The entries below contain pictures. Retype everything except those pictures, exactly as given.

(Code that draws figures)
* * *

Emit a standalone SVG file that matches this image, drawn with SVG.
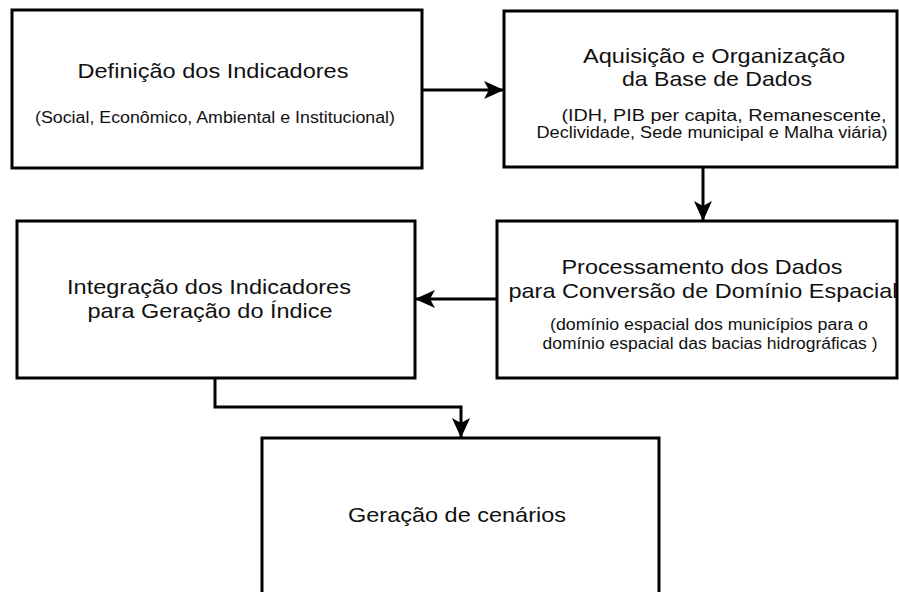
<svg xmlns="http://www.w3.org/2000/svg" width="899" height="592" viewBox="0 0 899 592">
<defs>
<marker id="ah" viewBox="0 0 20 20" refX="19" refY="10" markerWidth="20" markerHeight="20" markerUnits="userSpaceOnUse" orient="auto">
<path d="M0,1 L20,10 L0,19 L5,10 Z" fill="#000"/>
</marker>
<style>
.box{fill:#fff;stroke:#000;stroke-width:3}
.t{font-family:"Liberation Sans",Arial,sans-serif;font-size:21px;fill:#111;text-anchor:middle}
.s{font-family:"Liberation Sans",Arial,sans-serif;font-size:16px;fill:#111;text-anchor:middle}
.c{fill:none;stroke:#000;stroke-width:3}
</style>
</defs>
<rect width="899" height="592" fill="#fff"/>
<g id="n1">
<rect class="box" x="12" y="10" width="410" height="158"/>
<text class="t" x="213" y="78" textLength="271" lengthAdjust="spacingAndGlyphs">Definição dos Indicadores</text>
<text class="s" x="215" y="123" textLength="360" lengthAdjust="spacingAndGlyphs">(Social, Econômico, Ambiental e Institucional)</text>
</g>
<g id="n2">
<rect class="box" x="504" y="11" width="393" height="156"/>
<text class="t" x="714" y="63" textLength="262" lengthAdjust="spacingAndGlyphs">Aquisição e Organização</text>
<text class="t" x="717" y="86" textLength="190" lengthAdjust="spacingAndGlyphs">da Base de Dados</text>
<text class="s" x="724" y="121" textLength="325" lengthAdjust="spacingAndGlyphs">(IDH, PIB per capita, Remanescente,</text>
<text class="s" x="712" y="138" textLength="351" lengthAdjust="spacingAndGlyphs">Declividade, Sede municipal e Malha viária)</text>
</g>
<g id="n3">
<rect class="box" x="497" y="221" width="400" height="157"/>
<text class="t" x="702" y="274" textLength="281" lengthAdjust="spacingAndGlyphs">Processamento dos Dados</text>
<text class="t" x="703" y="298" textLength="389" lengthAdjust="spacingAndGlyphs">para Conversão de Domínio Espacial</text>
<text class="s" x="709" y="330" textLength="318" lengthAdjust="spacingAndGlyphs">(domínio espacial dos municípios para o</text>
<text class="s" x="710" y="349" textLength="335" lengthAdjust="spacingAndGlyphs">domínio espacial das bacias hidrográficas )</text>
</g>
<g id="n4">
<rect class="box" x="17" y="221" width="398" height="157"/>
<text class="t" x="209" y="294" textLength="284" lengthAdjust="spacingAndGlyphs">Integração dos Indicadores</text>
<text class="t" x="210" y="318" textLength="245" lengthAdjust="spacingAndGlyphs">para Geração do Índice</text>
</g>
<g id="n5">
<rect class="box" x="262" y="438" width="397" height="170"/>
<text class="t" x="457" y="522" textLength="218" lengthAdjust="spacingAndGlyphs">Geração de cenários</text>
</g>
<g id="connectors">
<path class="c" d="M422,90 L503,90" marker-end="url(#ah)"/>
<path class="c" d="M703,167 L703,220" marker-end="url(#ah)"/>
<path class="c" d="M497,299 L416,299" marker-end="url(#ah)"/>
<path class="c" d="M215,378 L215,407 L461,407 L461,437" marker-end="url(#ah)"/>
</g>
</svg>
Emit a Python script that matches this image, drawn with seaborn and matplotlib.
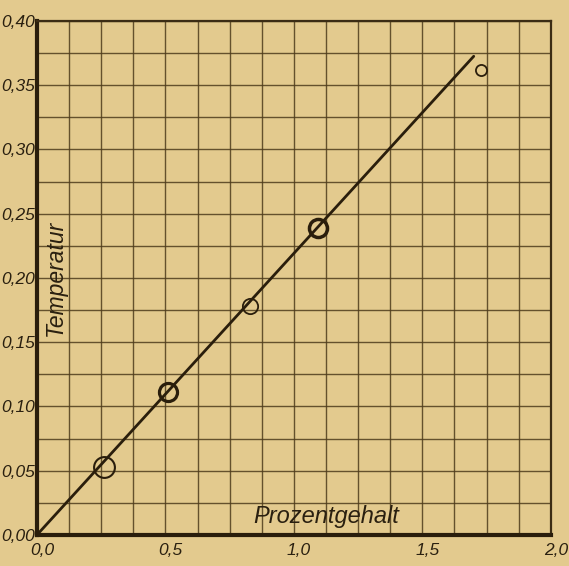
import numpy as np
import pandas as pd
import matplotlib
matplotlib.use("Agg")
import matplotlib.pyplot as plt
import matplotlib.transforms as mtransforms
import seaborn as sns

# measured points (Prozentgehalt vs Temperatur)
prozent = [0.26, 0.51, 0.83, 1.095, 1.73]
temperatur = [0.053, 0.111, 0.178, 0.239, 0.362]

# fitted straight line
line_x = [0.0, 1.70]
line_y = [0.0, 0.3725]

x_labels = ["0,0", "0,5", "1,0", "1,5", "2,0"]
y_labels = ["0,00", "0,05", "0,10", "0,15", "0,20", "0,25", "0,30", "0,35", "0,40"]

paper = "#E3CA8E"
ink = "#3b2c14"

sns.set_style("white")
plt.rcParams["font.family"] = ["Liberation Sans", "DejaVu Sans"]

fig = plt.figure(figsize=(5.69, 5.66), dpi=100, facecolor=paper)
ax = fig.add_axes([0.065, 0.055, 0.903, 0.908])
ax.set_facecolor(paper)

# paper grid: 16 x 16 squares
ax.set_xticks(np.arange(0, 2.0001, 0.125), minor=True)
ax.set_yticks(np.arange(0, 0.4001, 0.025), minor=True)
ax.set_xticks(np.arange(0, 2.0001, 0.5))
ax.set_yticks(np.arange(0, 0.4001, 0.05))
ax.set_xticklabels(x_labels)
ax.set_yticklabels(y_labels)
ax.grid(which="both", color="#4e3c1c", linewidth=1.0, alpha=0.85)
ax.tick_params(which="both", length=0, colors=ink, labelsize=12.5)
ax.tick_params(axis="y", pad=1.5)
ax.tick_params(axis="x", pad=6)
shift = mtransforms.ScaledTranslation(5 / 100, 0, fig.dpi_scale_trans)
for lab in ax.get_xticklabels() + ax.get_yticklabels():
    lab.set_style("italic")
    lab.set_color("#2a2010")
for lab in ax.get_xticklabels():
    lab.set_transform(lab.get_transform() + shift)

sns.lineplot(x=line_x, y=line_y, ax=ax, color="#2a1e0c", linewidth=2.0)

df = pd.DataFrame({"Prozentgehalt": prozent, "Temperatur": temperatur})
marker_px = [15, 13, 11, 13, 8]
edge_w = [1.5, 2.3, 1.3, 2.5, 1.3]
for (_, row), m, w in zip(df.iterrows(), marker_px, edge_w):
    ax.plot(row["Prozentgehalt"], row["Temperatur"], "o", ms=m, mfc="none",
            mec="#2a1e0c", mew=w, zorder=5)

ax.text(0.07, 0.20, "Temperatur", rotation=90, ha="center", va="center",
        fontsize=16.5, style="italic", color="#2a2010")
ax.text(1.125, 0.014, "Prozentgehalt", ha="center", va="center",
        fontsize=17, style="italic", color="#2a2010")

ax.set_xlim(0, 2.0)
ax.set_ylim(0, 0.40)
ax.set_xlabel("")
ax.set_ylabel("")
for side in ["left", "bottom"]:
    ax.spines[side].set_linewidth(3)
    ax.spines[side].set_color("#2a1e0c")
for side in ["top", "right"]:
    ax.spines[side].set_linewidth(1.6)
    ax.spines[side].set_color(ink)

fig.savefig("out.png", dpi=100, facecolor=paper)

* * *

▶ **EXERCISE RESULT**:
Emit a standalone SVG file that matches this image, drawn with SVG.
<svg xmlns="http://www.w3.org/2000/svg" width="899" height="592" viewBox="0 0 899 592">
<defs>
<marker id="ah" viewBox="0 0 20 20" refX="19" refY="10" markerWidth="20" markerHeight="20" markerUnits="userSpaceOnUse" orient="auto">
<path d="M0,1 L20,10 L0,19 L5,10 Z" fill="#000"/>
</marker>
<style>
.box{fill:#fff;stroke:#000;stroke-width:3}
.t{font-family:"Liberation Sans",Arial,sans-serif;font-size:21px;fill:#111;text-anchor:middle}
.s{font-family:"Liberation Sans",Arial,sans-serif;font-size:16px;fill:#111;text-anchor:middle}
.c{fill:none;stroke:#000;stroke-width:3}
</style>
</defs>
<rect width="899" height="592" fill="#fff"/>
<g id="n1">
<rect class="box" x="12" y="10" width="410" height="158"/>
<text class="t" x="213" y="78" textLength="271" lengthAdjust="spacingAndGlyphs">Definição dos Indicadores</text>
<text class="s" x="215" y="123" textLength="360" lengthAdjust="spacingAndGlyphs">(Social, Econômico, Ambiental e Institucional)</text>
</g>
<g id="n2">
<rect class="box" x="504" y="11" width="393" height="156"/>
<text class="t" x="714" y="63" textLength="262" lengthAdjust="spacingAndGlyphs">Aquisição e Organização</text>
<text class="t" x="717" y="86" textLength="190" lengthAdjust="spacingAndGlyphs">da Base de Dados</text>
<text class="s" x="724" y="121" textLength="325" lengthAdjust="spacingAndGlyphs">(IDH, PIB per capita, Remanescente,</text>
<text class="s" x="712" y="138" textLength="351" lengthAdjust="spacingAndGlyphs">Declividade, Sede municipal e Malha viária)</text>
</g>
<g id="n3">
<rect class="box" x="497" y="221" width="400" height="157"/>
<text class="t" x="702" y="274" textLength="281" lengthAdjust="spacingAndGlyphs">Processamento dos Dados</text>
<text class="t" x="703" y="298" textLength="389" lengthAdjust="spacingAndGlyphs">para Conversão de Domínio Espacial</text>
<text class="s" x="709" y="330" textLength="318" lengthAdjust="spacingAndGlyphs">(domínio espacial dos municípios para o</text>
<text class="s" x="710" y="349" textLength="335" lengthAdjust="spacingAndGlyphs">domínio espacial das bacias hidrográficas )</text>
</g>
<g id="n4">
<rect class="box" x="17" y="221" width="398" height="157"/>
<text class="t" x="209" y="294" textLength="284" lengthAdjust="spacingAndGlyphs">Integração dos Indicadores</text>
<text class="t" x="210" y="318" textLength="245" lengthAdjust="spacingAndGlyphs">para Geração do Índice</text>
</g>
<g id="n5">
<rect class="box" x="262" y="438" width="397" height="170"/>
<text class="t" x="457" y="522" textLength="218" lengthAdjust="spacingAndGlyphs">Geração de cenários</text>
</g>
<g id="connectors">
<path class="c" d="M422,90 L503,90" marker-end="url(#ah)"/>
<path class="c" d="M703,167 L703,220" marker-end="url(#ah)"/>
<path class="c" d="M497,299 L416,299" marker-end="url(#ah)"/>
<path class="c" d="M215,378 L215,407 L461,407 L461,437" marker-end="url(#ah)"/>
</g>
</svg>
Emit a Python script that matches this image, drawn with seaborn and matplotlib.
import numpy as np
import pandas as pd
import matplotlib
matplotlib.use("Agg")
import matplotlib.pyplot as plt
import matplotlib.transforms as mtransforms
import seaborn as sns

# measured points (Prozentgehalt vs Temperatur)
prozent = [0.26, 0.51, 0.83, 1.095, 1.73]
temperatur = [0.053, 0.111, 0.178, 0.239, 0.362]

# fitted straight line
line_x = [0.0, 1.70]
line_y = [0.0, 0.3725]

x_labels = ["0,0", "0,5", "1,0", "1,5", "2,0"]
y_labels = ["0,00", "0,05", "0,10", "0,15", "0,20", "0,25", "0,30", "0,35", "0,40"]

paper = "#E3CA8E"
ink = "#3b2c14"

sns.set_style("white")
plt.rcParams["font.family"] = ["Liberation Sans", "DejaVu Sans"]

fig = plt.figure(figsize=(5.69, 5.66), dpi=100, facecolor=paper)
ax = fig.add_axes([0.065, 0.055, 0.903, 0.908])
ax.set_facecolor(paper)

# paper grid: 16 x 16 squares
ax.set_xticks(np.arange(0, 2.0001, 0.125), minor=True)
ax.set_yticks(np.arange(0, 0.4001, 0.025), minor=True)
ax.set_xticks(np.arange(0, 2.0001, 0.5))
ax.set_yticks(np.arange(0, 0.4001, 0.05))
ax.set_xticklabels(x_labels)
ax.set_yticklabels(y_labels)
ax.grid(which="both", color="#4e3c1c", linewidth=1.0, alpha=0.85)
ax.tick_params(which="both", length=0, colors=ink, labelsize=12.5)
ax.tick_params(axis="y", pad=1.5)
ax.tick_params(axis="x", pad=6)
shift = mtransforms.ScaledTranslation(5 / 100, 0, fig.dpi_scale_trans)
for lab in ax.get_xticklabels() + ax.get_yticklabels():
    lab.set_style("italic")
    lab.set_color("#2a2010")
for lab in ax.get_xticklabels():
    lab.set_transform(lab.get_transform() + shift)

sns.lineplot(x=line_x, y=line_y, ax=ax, color="#2a1e0c", linewidth=2.0)

df = pd.DataFrame({"Prozentgehalt": prozent, "Temperatur": temperatur})
marker_px = [15, 13, 11, 13, 8]
edge_w = [1.5, 2.3, 1.3, 2.5, 1.3]
for (_, row), m, w in zip(df.iterrows(), marker_px, edge_w):
    ax.plot(row["Prozentgehalt"], row["Temperatur"], "o", ms=m, mfc="none",
            mec="#2a1e0c", mew=w, zorder=5)

ax.text(0.07, 0.20, "Temperatur", rotation=90, ha="center", va="center",
        fontsize=16.5, style="italic", color="#2a2010")
ax.text(1.125, 0.014, "Prozentgehalt", ha="center", va="center",
        fontsize=17, style="italic", color="#2a2010")

ax.set_xlim(0, 2.0)
ax.set_ylim(0, 0.40)
ax.set_xlabel("")
ax.set_ylabel("")
for side in ["left", "bottom"]:
    ax.spines[side].set_linewidth(3)
    ax.spines[side].set_color("#2a1e0c")
for side in ["top", "right"]:
    ax.spines[side].set_linewidth(1.6)
    ax.spines[side].set_color(ink)

fig.savefig("out.png", dpi=100, facecolor=paper)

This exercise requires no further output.